The launch of a new shipping line between Tunisia and China will help Tunisia recover its regional positioning and enhance China’s presence in African continent, Tunisian authorities and locally-based foreign investors said.

The Spanish company Transglory has just inaugurated a new maritime trade line linking Tunisian Rades port and Chinese Qingdao port in the northern suburbs of the capital Tunis.

“Importing and exporting to and from this Chinese destination are consolidating similar services from other leading ports,” Louis Florensa, chief of Transglory Development Department told Xinhua during an interview.

“Our main challenge, now fulfilled, is to be the preferential partner of Tunisian importers, with four weekly services from Hong Kong, Ningbo and two others in Shanghai,” said the chief.

He insisted that Chinese market is being traced, saying “this is the moment to prove that we are able to meet its demands even better than ever before and that’s why we are launching this new direct grouping service.”

Khaled Ben Abdallah, the director of foreign trade department at Tunisian Ministry of Industry and Trade, believes the launch of this new line could generate a triangular trade platform linking China, East Africa and Tunisia.

He said this line should converge all kinds of services, including health, tourism, equipment and information and communication technologies.

Tunisia has been trying to keep its African position despite its worsening trade deficit. By the end of October this year, Tunisia’s trade deficit rose to 13.21 billion dinars (about 5.32 billion U.S. dollars), from 10.78 billion dinars during the same period in 2016, according to the National Institute of Statistics (INS) of Tunisia.

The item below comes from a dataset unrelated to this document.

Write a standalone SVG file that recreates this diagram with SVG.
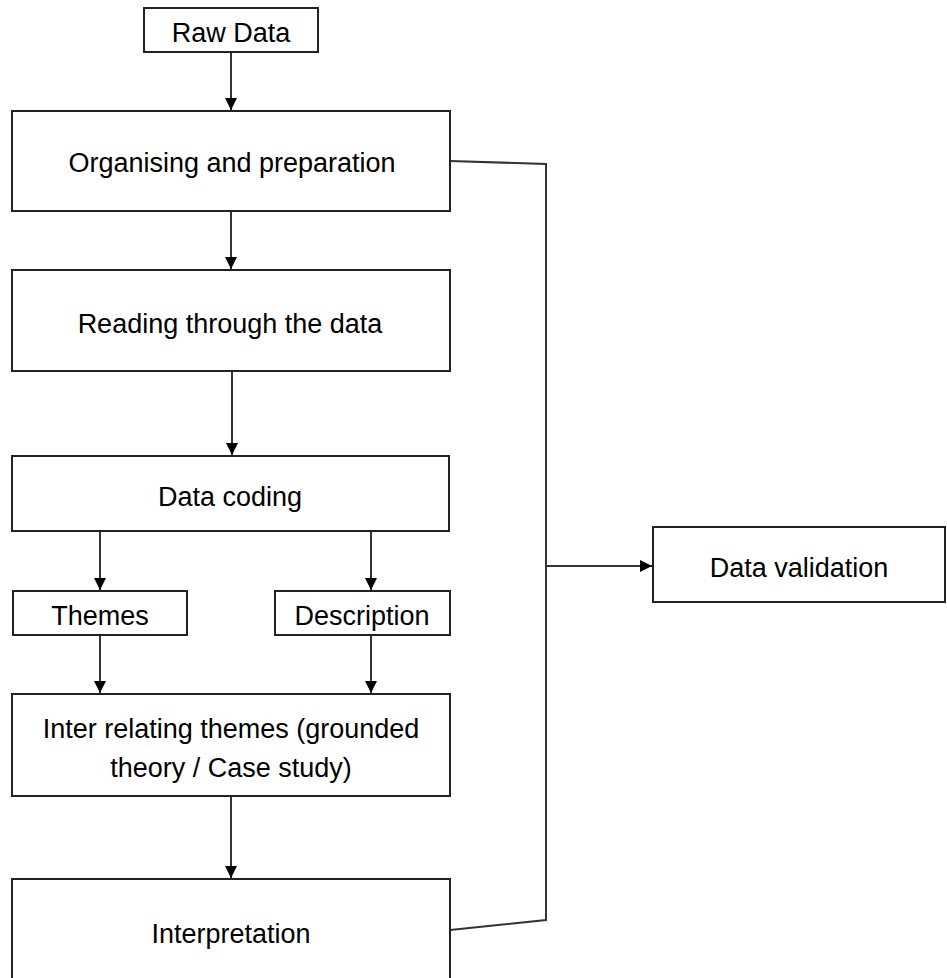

Imports reached 40.85 billion dinars, but exports were 27.64 billion dinars, according to Tunisia INS.

The trade deficit was mainly resulted from trade with some partners of Tunisia, as China, Italy and Turkey took up almost half of the deficit. With China, the deficit is 3.64 billion dinars, according to the INS of Tunisia.

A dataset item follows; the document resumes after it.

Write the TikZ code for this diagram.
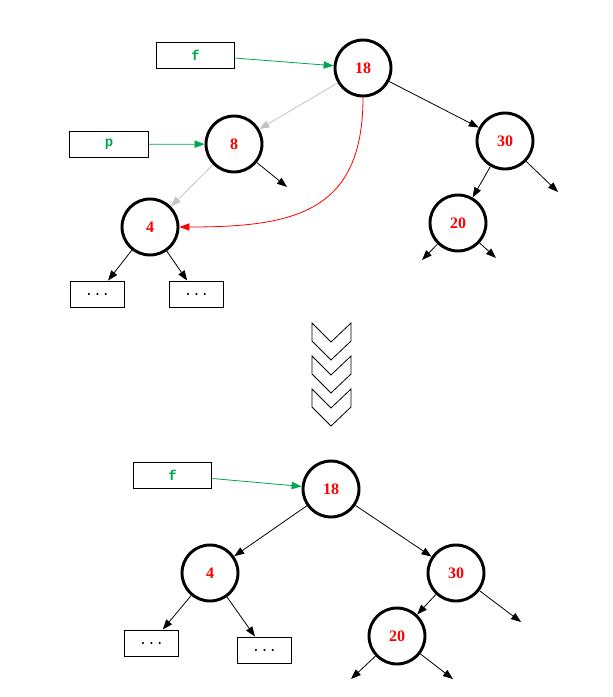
\documentclass[tikz,border=0pt]{standalone}
\usepackage{fontspec}
\setmainfont{Liberation Serif}
\newfontfamily\codefont{Liberation Mono}
\usetikzlibrary{arrows.meta,positioning}
\definecolor{ptrgreen}{RGB}{0,166,80}
\definecolor{oldgray}{RGB}{195,195,195}

\begin{document}
\begin{tikzpicture}[
    x=0.75pt, y=-0.75pt,
    keynode/.style={circle, draw, line width=2.2pt, minimum size=42pt, inner sep=0pt, text=red, font=\bfseries\fontsize{12}{12}\selectfont},
    ptrbox/.style={rectangle, draw, line width=0.7pt, minimum width=59pt, minimum height=19.5pt, inner sep=0pt, text=ptrgreen, font=\codefont\bfseries\fontsize{10.5}{10.5}\selectfont},
    dotbox/.style={rectangle, draw, line width=0.7pt, minimum width=41pt, minimum height=19.5pt, inner sep=0pt, font=\codefont\fontsize{10.5}{10.5}\selectfont},
    arrow/.style={-{Triangle[length=7.5pt,width=5.5pt]}, line width=0.6pt},
]
\useasboundingbox (0,0) rectangle (613,697);

% ====== Before: tree with pointers ======
\node[keynode] (top18) at (363,68) {18};
\node[keynode] (top8) at (234,144) {8};
\node[keynode] (top4) at (150,227) {4};
\node[keynode] (top30) at (505,141) {30};
\node[keynode] (top20) at (458,223) {20};

\node[ptrbox] (topf) at (195.5,55) {f};
\node[ptrbox] (topp) at (109,144.5) {p};

\node[dotbox] (topdots1) at (97.5,294) {...};
\node[dotbox] (topdots2) at (196.5,294) {...};

\coordinate (top8r) at (287,187);
\coordinate (top30r) at (558,192);
\coordinate (top20l) at (422,260);
\coordinate (top20r) at (496,258);

\draw[arrow, ptrgreen] (topf) -- (top18);
\draw[arrow, ptrgreen] (topp) -- (top8);
\draw[arrow, oldgray] (top18) -- (top8);
\draw[arrow, oldgray] (top8) -- (top4);
\draw[arrow] (top8) -- (top8r);
\draw[arrow] (top18) -- (top30);
\draw[arrow] (top30) -- (top20);
\draw[arrow] (top30) -- (top30r);
\draw[arrow] (top20) -- (top20l);
\draw[arrow] (top20) -- (top20r);
\draw[arrow] (top4) -- (topdots1);
\draw[arrow] (top4) -- (topdots2);
\draw[arrow, red] (top18.south) .. controls +(0,115) and +(115,0) .. (top4.east);

% ====== Chevrons ======
\foreach \dy in {0,33,66}
    \draw[line width=0.6pt] (312,323+\dy) -- (331,342+\dy) -- (351,323+\dy) -- (351,341+\dy) -- (331,360+\dy) -- (312,341+\dy) -- cycle;

% ====== After: tree with 8 removed ======
\node[keynode] (bot18) at (331,489) {18};
\node[keynode] (bot4) at (210,573) {4};
\node[keynode] (bot30) at (456,573) {30};
\node[keynode] (bot20) at (397,636) {20};

\node[ptrbox] (botf) at (172.5,475) {f};

\node[dotbox] (botdots1) at (151.5,643) {...};
\node[dotbox] (botdots2) at (264.5,650) {...};

\coordinate (bot30r) at (521,622);
\coordinate (bot20l) at (351,679);
\coordinate (bot20r) at (453,679);

\draw[arrow, ptrgreen] (botf) -- (bot18);
\draw[arrow] (bot18) -- (bot4);
\draw[arrow] (bot18) -- (bot30);
\draw[arrow] (bot30) -- (bot20);
\draw[arrow] (bot30) -- (bot30r);
\draw[arrow] (bot20) -- (bot20l);
\draw[arrow] (bot20) -- (bot20r);
\draw[arrow] (bot4) -- (botdots1);
\draw[arrow] (bot4) -- (botdots2);

\end{tikzpicture}
\end{document}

“In the first ten months of this year, we have seen a worsening of the trade deficit with China of about 486.8 million dinars,” said Abdallah.

With adequate logistics that can link Tunisia and China economically, Abdallah believes this shipping line between the two countries could flow in the heart of China’s Belt and Road Initiative, which will give access to a certain co-action of Tunisia in its African dimension.

“Political stability, security and a long-term strategy are already there to augur a successful future between Tunisia and China in trade and global economic partnership,” Abdallah stressed.